Todavía no dan las 10 y las primeras bodegas ya están cerrando, es entonces que se llenan los otros pasillos, las de los pequeños mayoristas y los minoristas, gente como usted o como mi guía, César Jimenez y yo, que van en busca de pescado por antojo. Los precios están de no creérlo a pesar de que es más caro que en los pasillos A o B. Por ejemplo el kilo de huachinango está en 107 pesos, afuera llega a costar hasta 186.
Unos metros adelante veo a un hombre con un cuchara de metal raspando esqueletos de pescado, paciente le quita las pequeñas espinas que detecta en la pulpa, que venderán a quienes hacen quesadillas de pescado o ceviches, el resto ya se vendió como filete. Lo mismo pasa con el atún que comemos enlatado.
El olor es fuerte, satura, es lo primero que uno percibe y al irse lo acompañara por buena parte del día. Acá nada se desperdicia, se venden hasta los huesos y todo va saliendo por partes, es muy difícil encontrar un tiburón con aletas, esos ya se vendieron antes para los países orientales.
Hablando de tiburones hay unos que nadan con piel de oveja, unas señoras mayores ataviadas con rebozos y mandiles rondan el mercado, son las negociadoras mas duras que he visto y eso que apenas si dicen palabra, son del Estado de México, se dedican a salar pescado y a hacer tamales de pescado y camarón, para lo primero compran por montones lo más barato del día, para lo segundo lo que está a punto de no ser vendible. Las tamaleras como las conocen regatean sin piedad, son implacables.

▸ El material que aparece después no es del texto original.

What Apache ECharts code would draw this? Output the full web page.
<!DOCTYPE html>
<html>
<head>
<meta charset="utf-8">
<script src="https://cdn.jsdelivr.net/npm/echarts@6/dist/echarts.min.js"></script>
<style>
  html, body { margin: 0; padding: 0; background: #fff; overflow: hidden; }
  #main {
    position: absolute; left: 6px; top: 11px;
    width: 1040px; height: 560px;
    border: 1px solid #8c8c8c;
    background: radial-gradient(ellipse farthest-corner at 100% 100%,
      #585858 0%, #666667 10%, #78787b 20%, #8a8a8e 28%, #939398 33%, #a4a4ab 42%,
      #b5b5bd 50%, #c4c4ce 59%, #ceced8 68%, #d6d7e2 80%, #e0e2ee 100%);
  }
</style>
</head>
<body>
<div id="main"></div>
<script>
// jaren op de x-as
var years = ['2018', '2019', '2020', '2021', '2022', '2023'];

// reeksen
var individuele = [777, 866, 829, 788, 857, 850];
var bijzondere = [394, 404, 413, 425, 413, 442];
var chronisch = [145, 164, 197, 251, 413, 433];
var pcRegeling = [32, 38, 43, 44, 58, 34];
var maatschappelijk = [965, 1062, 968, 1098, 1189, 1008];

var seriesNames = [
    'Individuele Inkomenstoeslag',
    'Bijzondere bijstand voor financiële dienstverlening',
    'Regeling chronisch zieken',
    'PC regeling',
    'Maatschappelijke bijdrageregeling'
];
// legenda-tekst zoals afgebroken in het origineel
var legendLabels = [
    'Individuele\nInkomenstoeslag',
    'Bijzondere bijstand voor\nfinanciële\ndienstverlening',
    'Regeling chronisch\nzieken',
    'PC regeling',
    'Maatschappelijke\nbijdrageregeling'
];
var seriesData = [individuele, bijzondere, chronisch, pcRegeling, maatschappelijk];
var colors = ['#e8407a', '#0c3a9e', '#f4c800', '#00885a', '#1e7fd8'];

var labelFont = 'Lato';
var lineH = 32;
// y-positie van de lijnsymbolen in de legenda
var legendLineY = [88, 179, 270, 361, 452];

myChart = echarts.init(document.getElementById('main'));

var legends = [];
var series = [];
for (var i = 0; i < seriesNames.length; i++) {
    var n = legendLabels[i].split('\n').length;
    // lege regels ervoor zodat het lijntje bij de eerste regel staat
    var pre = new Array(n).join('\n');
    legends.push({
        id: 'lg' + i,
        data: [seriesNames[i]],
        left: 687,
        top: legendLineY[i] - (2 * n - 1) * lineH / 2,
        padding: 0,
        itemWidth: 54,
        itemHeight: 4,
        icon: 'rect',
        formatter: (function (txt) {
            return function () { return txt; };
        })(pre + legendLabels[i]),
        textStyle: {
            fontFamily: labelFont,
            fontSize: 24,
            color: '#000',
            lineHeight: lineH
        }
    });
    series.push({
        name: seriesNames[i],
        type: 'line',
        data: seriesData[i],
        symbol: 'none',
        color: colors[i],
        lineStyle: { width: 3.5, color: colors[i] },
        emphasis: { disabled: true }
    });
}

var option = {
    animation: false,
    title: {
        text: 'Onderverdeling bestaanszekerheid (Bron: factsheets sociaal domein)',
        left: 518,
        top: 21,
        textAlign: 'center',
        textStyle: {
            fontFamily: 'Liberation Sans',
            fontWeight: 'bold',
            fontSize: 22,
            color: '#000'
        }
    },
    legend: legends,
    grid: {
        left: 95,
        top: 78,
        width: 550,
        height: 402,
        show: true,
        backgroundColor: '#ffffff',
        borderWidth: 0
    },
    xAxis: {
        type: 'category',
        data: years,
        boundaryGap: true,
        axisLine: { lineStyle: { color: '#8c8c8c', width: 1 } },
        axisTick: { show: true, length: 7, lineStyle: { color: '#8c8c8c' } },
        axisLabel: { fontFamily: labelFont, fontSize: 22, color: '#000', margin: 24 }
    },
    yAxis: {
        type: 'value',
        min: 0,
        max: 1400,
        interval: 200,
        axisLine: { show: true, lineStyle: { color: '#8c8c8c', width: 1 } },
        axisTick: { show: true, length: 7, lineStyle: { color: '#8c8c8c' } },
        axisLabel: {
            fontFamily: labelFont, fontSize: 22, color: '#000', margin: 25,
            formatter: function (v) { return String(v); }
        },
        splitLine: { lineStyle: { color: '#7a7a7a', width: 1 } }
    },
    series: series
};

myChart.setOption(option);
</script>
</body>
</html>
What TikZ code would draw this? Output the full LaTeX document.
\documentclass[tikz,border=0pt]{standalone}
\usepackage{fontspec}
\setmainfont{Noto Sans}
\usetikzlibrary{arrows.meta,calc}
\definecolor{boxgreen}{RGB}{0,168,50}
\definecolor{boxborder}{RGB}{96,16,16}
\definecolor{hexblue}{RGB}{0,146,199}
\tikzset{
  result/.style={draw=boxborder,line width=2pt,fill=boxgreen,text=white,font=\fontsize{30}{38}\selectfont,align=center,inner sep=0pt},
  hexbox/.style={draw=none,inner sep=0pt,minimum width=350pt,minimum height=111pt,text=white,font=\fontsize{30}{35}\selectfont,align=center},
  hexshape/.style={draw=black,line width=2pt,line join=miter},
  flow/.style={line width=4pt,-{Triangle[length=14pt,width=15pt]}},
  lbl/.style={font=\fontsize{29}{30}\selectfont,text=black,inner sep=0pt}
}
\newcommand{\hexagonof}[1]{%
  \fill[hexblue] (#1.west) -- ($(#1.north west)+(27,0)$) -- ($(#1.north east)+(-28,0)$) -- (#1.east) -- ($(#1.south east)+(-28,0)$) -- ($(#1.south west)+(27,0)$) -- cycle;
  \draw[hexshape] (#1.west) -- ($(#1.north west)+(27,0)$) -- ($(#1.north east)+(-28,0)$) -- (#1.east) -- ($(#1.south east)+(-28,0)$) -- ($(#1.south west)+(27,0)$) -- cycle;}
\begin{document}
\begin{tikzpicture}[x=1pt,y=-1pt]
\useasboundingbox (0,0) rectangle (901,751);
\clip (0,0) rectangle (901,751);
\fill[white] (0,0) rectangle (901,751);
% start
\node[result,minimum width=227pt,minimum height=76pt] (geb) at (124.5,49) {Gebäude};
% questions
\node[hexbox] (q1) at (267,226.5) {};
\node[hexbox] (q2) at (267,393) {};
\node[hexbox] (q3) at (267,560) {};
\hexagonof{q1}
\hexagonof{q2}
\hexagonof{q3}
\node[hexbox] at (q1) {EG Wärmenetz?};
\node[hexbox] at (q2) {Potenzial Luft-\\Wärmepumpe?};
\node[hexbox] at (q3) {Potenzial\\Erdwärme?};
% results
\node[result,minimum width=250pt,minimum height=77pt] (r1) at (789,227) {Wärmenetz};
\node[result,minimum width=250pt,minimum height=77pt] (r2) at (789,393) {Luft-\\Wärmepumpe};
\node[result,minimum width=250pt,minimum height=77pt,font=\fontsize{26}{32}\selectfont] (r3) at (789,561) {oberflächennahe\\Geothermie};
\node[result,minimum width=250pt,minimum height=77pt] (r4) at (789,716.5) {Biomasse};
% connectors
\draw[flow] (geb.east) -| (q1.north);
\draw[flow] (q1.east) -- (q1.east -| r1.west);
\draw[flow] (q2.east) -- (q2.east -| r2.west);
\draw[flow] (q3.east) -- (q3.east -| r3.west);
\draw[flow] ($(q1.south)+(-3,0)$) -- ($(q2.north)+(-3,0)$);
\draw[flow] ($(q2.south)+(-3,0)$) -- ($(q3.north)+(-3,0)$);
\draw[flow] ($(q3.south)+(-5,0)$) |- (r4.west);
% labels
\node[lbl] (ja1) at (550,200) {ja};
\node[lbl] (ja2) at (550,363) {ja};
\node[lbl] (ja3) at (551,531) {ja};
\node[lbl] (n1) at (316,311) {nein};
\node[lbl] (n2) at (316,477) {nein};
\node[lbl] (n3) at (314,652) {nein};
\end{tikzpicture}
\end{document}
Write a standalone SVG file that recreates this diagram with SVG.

La última etapa del camino es la de las empanadas, pescadillas, y todo lo que se necesite para prepararlas. Ahí conozco a Salvador Miranda, estamos justo en el único puesto que no vende nada salido del mar, disfrutando de unas quesadillas de quelites y unos tlacoyos de haba que son parte del ritual semanal de Salvador quien desde hace 27 años viaja desde Michoacán para comprar los insumos para un puesto de ceviches, cócteles y mariscos, del cual es dueño. Sale a las 5:30 de la mañana y está de regreso en su pueblo antes de las tres de la tarde.
No es extraño, este mercado es la mejor opción para comprar pescado en todo México, tanto que aún de ciertas zonas costeras vienen a comprarlo aquí para llevarselo de vuelta a la orilla del mar.
El secreto para comprar, dice Salvador Miranda, es recorrerse todo el mercado, preguntar en todos los locales; detrás de él, una de las tamaleras asiente con la cabeza, entrecerrando los ojos al tiempo que toma entre sus dedos una quesadilla de huitlacoche y disfruta como nosotros –quizá más– del sol que nos saca el frío de los huesos pero que nada podrá hacer con el olor a pescado.